Possums Pollytics

Politics, elections and piffle plinking

IPDI and the Primary Vote Redux.

Posted by Possum Comitatus on June 30, 2007

Over in The Oz, George Megalogenis writes, “THE existential divide between real and imagined financial stress can decide the coming election. Well-off Australians can be convinced to toss out the Government on the false assumption that their living standards have gone backwards, whether through the spectres of Work Choices, interest rates or climate change.”

He’s spot on – but he’s missed the economic measurement that ties most of this up in a neat little bundle that longer term readers here know about well.

Interest Payments to Disposable Income

So let’s redo the two key graphs again. First the Newspoll estimations of the Opposition primary vote (on the left hand side) and the Interest Payments to Disposable Income percentage (on the right hand side) going back to 1985.

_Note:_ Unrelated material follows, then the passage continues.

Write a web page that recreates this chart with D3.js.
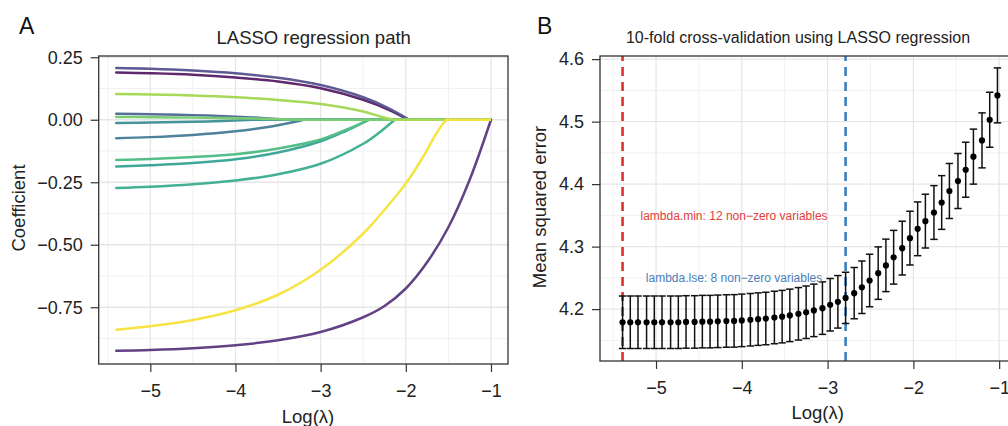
<!DOCTYPE html>
<html>
<head>
<meta charset="utf-8">
<script src="https://cdn.jsdelivr.net/npm/d3@7"></script>
<style>
  body { margin: 0; background: #fff; }
  text { font-family: "Liberation Sans", Arial, Helvetica, sans-serif; }
</style>
</head>
<body>
<svg id="fig" width="1008" height="426"></svg>
<script>
// ---- panel A: coefficient paths (knots, [logLambda, coef]) ----
const coefPaths = [
  { name: "V1",  knots: [[-5.4, 0.207], [-5, 0.204], [-4.5, 0.197], [-4, 0.186], [-3.5, 0.168], [-3, 0.139], [-2.5, 0.090], [-2.2, 0.046], [-1.96, 0]] },
  { name: "V2",  knots: [[-5.4, 0.189], [-5, 0.186], [-4.5, 0.180], [-4, 0.169], [-3.5, 0.153], [-3, 0.126], [-2.5, 0.080], [-2.2, 0.040], [-1.97, 0]] },
  { name: "V3",  knots: [[-5.4, 0.103], [-5, 0.101], [-4.5, 0.097], [-4, 0.090], [-3.5, 0.079], [-3, 0.063], [-2.5, 0.033], [-2.3, 0.013], [-2.15, 0]] },
  { name: "V4",  knots: [[-5.4, 0.024], [-5, 0.022], [-4.5, 0.0185], [-4, 0.0125], [-3.7, 0.0075], [-3.4, 0]] },
  { name: "V5",  knots: [[-5.4, 0.011], [-5, 0.0103], [-4.5, 0.0088], [-4, 0.0063], [-3.6, 0.0034], [-3.3, 0]] },
  { name: "V6",  knots: [[-5.4, -0.013], [-5, -0.0114], [-4.5, -0.0082], [-4, -0.003], [-3.8, 0]] },
  { name: "V7",  knots: [[-5.4, -0.074], [-5, -0.0695], [-4.5, -0.0606], [-4, -0.046], [-3.7, -0.033], [-3.5, -0.022], [-3.3, -0.0083], [-3.2, 0]] },
  { name: "V8",  knots: [[-5.4, -0.161], [-5, -0.157], [-4.5, -0.149], [-4, -0.138], [-3.5, -0.115], [-3, -0.079], [-2.7, -0.040], [-2.55, -0.019], [-2.43, 0]] },
  { name: "V9",  knots: [[-5.4, -0.187], [-5, -0.182], [-4.5, -0.173], [-4, -0.158], [-3.5, -0.131], [-3, -0.086], [-2.7, -0.044], [-2.55, -0.020], [-2.45, 0]] },
  { name: "V10", knots: [[-5.4, -0.273], [-5, -0.268], [-4.5, -0.258], [-4, -0.243], [-3.5, -0.218], [-3, -0.176], [-2.5, -0.096], [-2.3, -0.048], [-2.13, 0]] },
  { name: "V11", knots: [[-5.4, -0.840], [-5, -0.826], [-4.5, -0.801], [-4, -0.762], [-3.5, -0.700], [-3, -0.600], [-2.5, -0.455], [-2.25, -0.36], [-2, -0.255], [-1.8, -0.15], [-1.65, -0.06], [-1.55, -0.01], [-1.52, 0]] },
  { name: "V12", knots: [[-5.4, -0.924], [-5, -0.921], [-4.5, -0.914], [-4, -0.902], [-3.5, -0.882], [-3, -0.849], [-2.5, -0.79], [-2.25, -0.745], [-2, -0.675], [-1.75, -0.57], [-1.5, -0.43], [-1.25, -0.24], [-1.0, 0]] }
];
const pathEndLambda = -1.0;
// viridis position of each variable's colour
const pathColorPos = [0.18, 0.0, 0.85, 0.27, 0.76, 0.45, 0.36, 0.67, 0.55, 0.6, 1.0, 0.09];
// draw order (yellow last, like the original)
const pathOrder = [1, 11, 0, 3, 6, 5, 8, 9, 7, 4, 2, 10];

// ---- panel B: 10-fold cross-validation ----
const cvLogLambda = [-5.39, -5.30, -5.21, -5.11, -5.02, -4.93, -4.83, -4.74, -4.65, -4.55, -4.46, -4.37,
  -4.28, -4.18, -4.09, -4.00, -3.90, -3.81, -3.72, -3.62, -3.53, -3.44, -3.34, -3.25, -3.16, -3.06,
  -2.97, -2.88, -2.79, -2.69, -2.60, -2.51, -2.41, -2.32, -2.23, -2.13, -2.04, -1.95, -1.86, -1.76,
  -1.67, -1.58, -1.48, -1.39, -1.30, -1.20, -1.11, -1.02];
const cvMean = [4.179, 4.179, 4.179, 4.179, 4.179, 4.179, 4.179, 4.179, 4.1795, 4.1795, 4.180, 4.180,
  4.1805, 4.181, 4.1812, 4.182, 4.183, 4.184, 4.185, 4.1866, 4.188, 4.190, 4.1925, 4.195, 4.198, 4.2016,
  4.207, 4.2117, 4.218, 4.2256, 4.235, 4.2458, 4.2576, 4.270, 4.283, 4.2976, 4.3136, 4.3285, 4.3408, 4.3546,
  4.3706, 4.389, 4.405, 4.423, 4.444, 4.470, 4.503, 4.542];
const cvSE = [0.042, 0.042, 0.042, 0.042, 0.042, 0.042, 0.042, 0.042, 0.042, 0.042, 0.042, 0.042,
  0.042, 0.042, 0.042, 0.042, 0.042, 0.042, 0.042, 0.042, 0.042, 0.042, 0.042, 0.042, 0.042, 0.042,
  0.042, 0.042, 0.041, 0.041, 0.042, 0.042, 0.042, 0.042, 0.043, 0.043, 0.043, 0.043, 0.043, 0.043,
  0.043, 0.044, 0.044, 0.044, 0.044, 0.044, 0.044, 0.044];
const lambdaMin = -5.39;
const lambda1se = -2.79;
const minLabel = "lambda.min: 12 non\u2212zero variables";
const seLabel = "lambda.lse: 8 non\u2212zero variables";

const xTicks = [-5, -4, -3, -2, -1];
const xMinor = [-5.5, -4.5, -3.5, -2.5, -1.5];
const yTicksA = [0.25, 0, -0.25, -0.5, -0.75];
const yMinorA = [0.125, -0.125, -0.375, -0.625, -0.875];
const yTicksB = [4.2, 4.3, 4.4, 4.5, 4.6];
const yMinorB = [4.15, 4.25, 4.35, 4.45, 4.55];

const svg = d3.select("#fig");
svg.append("rect").attr("width", 1008).attr("height", 426).attr("fill", "#fff");

function frame(x, y, minorX, minorY, ticksX, ticksY, yFmt) {
    const g = svg.append("g");
    const [x0, x1] = x.range(), [y0, y1] = y.range();
    g.selectAll(".mx").data(minorX).enter().append("line")
        .attr("x1", d => x(d)).attr("x2", d => x(d)).attr("y1", y0).attr("y2", y1)
        .attr("stroke", "#f1f1f1").attr("stroke-width", 1);
    g.selectAll(".my").data(minorY).enter().append("line")
        .attr("x1", x0).attr("x2", x1).attr("y1", d => y(d)).attr("y2", d => y(d))
        .attr("stroke", "#f1f1f1").attr("stroke-width", 1);
    g.selectAll(".gx").data(ticksX).enter().append("line")
        .attr("x1", d => x(d)).attr("x2", d => x(d)).attr("y1", y0).attr("y2", y1)
        .attr("stroke", "#e6e6e6").attr("stroke-width", 1.3);
    g.selectAll(".gy").data(ticksY).enter().append("line")
        .attr("x1", x0).attr("x2", x1).attr("y1", d => y(d)).attr("y2", d => y(d))
        .attr("stroke", "#e6e6e6").attr("stroke-width", 1.3);

    const ax = svg.append("g").attr("transform", `translate(0,${y0})`)
        .call(d3.axisBottom(x).tickValues(ticksX).tickFormat(d3.format("d")).tickSize(8).tickPadding(12));
    const ay = svg.append("g").attr("transform", `translate(${x0},0)`)
        .call(d3.axisLeft(y).tickValues(ticksY).tickFormat(d3.format(yFmt)).tickSize(8).tickPadding(8));
    [ax, ay].forEach(a => {
        a.select(".domain").remove();
        a.selectAll("line").attr("stroke", "#333").attr("stroke-width", 1.2);
        a.selectAll("text").attr("fill", "#222").style("font-size", "18px")
            .style("font-family", '"Liberation Sans", Arial, sans-serif');
    });
    return g;
}

function border(x, y) {
    const [x0, x1] = x.range(), [y0, y1] = y.range();
    svg.append("rect").attr("x", x0).attr("y", y1).attr("width", x1 - x0).attr("height", y0 - y1)
        .attr("fill", "none").attr("stroke", "#333").attr("stroke-width", 1.3);
}

// ---------- Panel A ----------
const xA = d3.scaleLinear().domain([-5.606, -0.80]).range([98.7, 508]);
const yA = d3.scaleLinear().domain([-0.977, 0.255]).range([364, 56]);
frame(xA, yA, xMinor, yMinorA, xTicks, yTicksA, ".2f");

const viridisSoft = t => {
    const c = d3.color(d3.interpolateViridis(t));
    return d3.interpolateRgb(c, "#d8d8d8")(0.18);
};
const lineA = d3.line().x(d => xA(d[0])).y(d => yA(d[1])).curve(d3.curveCatmullRom.alpha(0.5));
const straightA = d3.line().x(d => xA(d[0])).y(d => yA(d[1]));
const gA = svg.append("g");
pathOrder.forEach(i => {
    const p = coefPaths[i];
    const col = viridisSoft(pathColorPos[i]);
    const last = p.knots[p.knots.length - 1];
    gA.append("path").attr("d", straightA([last, [pathEndLambda, 0]]))
        .attr("fill", "none").attr("stroke", col).attr("stroke-width", 2.5);
    gA.append("path").attr("d", lineA(p.knots))
        .attr("fill", "none").attr("stroke", col).attr("stroke-width", 2.5)
        .attr("stroke-linecap", "round");
});
border(xA, yA);

svg.append("text").attr("x", 313.7).attr("y", 44).attr("text-anchor", "middle")
    .style("font-size", "18.5px").attr("fill", "#222").text("LASSO regression path");
svg.append("text").attr("x", 308).attr("y", 423).attr("text-anchor", "middle")
    .style("font-size", "18.5px").attr("fill", "#222").text("Log(\u03bb)");
svg.append("text").attr("transform", "translate(25,208) rotate(-90)").attr("text-anchor", "middle")
    .style("font-size", "18.5px").attr("fill", "#222").text("Coefficient");
svg.append("text").attr("x", 19).attr("y", 33.5)
    .style("font-size", "23px").attr("fill", "#111").text("A");

// ---------- Panel B ----------
const xB = d3.scaleLinear().domain([-5.653, -0.757]).range([600, 1020]);
const yB = d3.scaleLinear().domain([4.117, 4.605]).range([361, 56]);
frame(xB, yB, xMinor, yMinorB, xTicks, yTicksB, ".1f");

const gB = svg.append("g");
[[lambdaMin, "#e0312f"], [lambda1se, "#3d7fbd"]].forEach(([v, c]) => {
    gB.append("line").attr("x1", xB(v)).attr("x2", xB(v)).attr("y1", yB.range()[0]).attr("y2", yB.range()[1])
        .attr("stroke", c).attr("stroke-width", 2.6).attr("stroke-dasharray", "9,6");
});

const cv = cvLogLambda.map((l, i) => ({ l, m: cvMean[i], se: cvSE[i] }));
const capHalf = 3.7;
const bars = gB.selectAll(".eb").data(cv).enter().append("g");
bars.append("line").attr("x1", d => xB(d.l)).attr("x2", d => xB(d.l))
    .attr("y1", d => yB(d.m - d.se)).attr("y2", d => yB(d.m + d.se))
    .attr("stroke", "#111").attr("stroke-width", 1.5);
bars.append("line").attr("x1", d => xB(d.l) - capHalf).attr("x2", d => xB(d.l) + capHalf)
    .attr("y1", d => yB(d.m + d.se)).attr("y2", d => yB(d.m + d.se))
    .attr("stroke", "#111").attr("stroke-width", 1.5);
bars.append("line").attr("x1", d => xB(d.l) - capHalf).attr("x2", d => xB(d.l) + capHalf)
    .attr("y1", d => yB(d.m - d.se)).attr("y2", d => yB(d.m - d.se))
    .attr("stroke", "#111").attr("stroke-width", 1.5);
bars.append("circle").attr("cx", d => xB(d.l)).attr("cy", d => yB(d.m)).attr("r", 3.1).attr("fill", "#000");

const midL = (lambdaMin + lambda1se) / 2;
svg.append("text").attr("x", xB(midL)).attr("y", yB(4.35)).attr("dy", "0.35em").attr("text-anchor", "middle")
    .style("font-size", "12px").attr("fill", "#e0413a").text(minLabel);
svg.append("text").attr("x", xB(midL)).attr("y", yB(4.25)).attr("dy", "0.35em").attr("text-anchor", "middle")
    .style("font-size", "12px").attr("fill", "#4a80bb").text(seLabel);

border(xB, yB);

svg.append("text").attr("x", 798).attr("y", 43).attr("text-anchor", "middle")
    .style("font-size", "16px").attr("fill", "#222").text("10-fold cross-validation using LASSO regression");
svg.append("text").attr("x", 817.7).attr("y", 419).attr("text-anchor", "middle")
    .style("font-size", "18.5px").attr("fill", "#222").text("Log(\u03bb)");
svg.append("text").attr("transform", "translate(546,207) rotate(-90)").attr("text-anchor", "middle")
    .style("font-size", "18.5px").attr("fill", "#222").text("Mean squared error");
svg.append("text").attr("x", 537).attr("y", 33.5)
    .style("font-size", "23px").attr("fill", "#111").text("B");
</script>
</body>
</html>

Next let’s do the Newspoll government primary vote estimation (on the left hand side) and the Interest Payments to Disposable Income (on the right hand side, log scale and inverted).


Source: http://www.rba.gov.au/Statistics/Bulletin/B21hist.xls

What’s important here is not necessarily the growth in the size of interest payments to disposable income, but how how that growing debt servicing obligation impacts upon discretionary (rather than disposable) income for a key demographic- middle income earners with 1.5 jobs and a large mortgage.That’s where it bites in the self-perception of living standards for mortgage holders as discretionary spending is what funds lifestyle, and lifestyle is a key self-perceived yardstick of household standard of living. As a greater proportion of disposable income keeps flowing to debt servicing, that leaves a smaller proportion of income for discretionary spending.We discussed the ins and outs of this at length over here for anyone interested and whom may have missed it the first time.

The Howard government may have many problems on its hands, but its this one that will cause them the most electoral grief.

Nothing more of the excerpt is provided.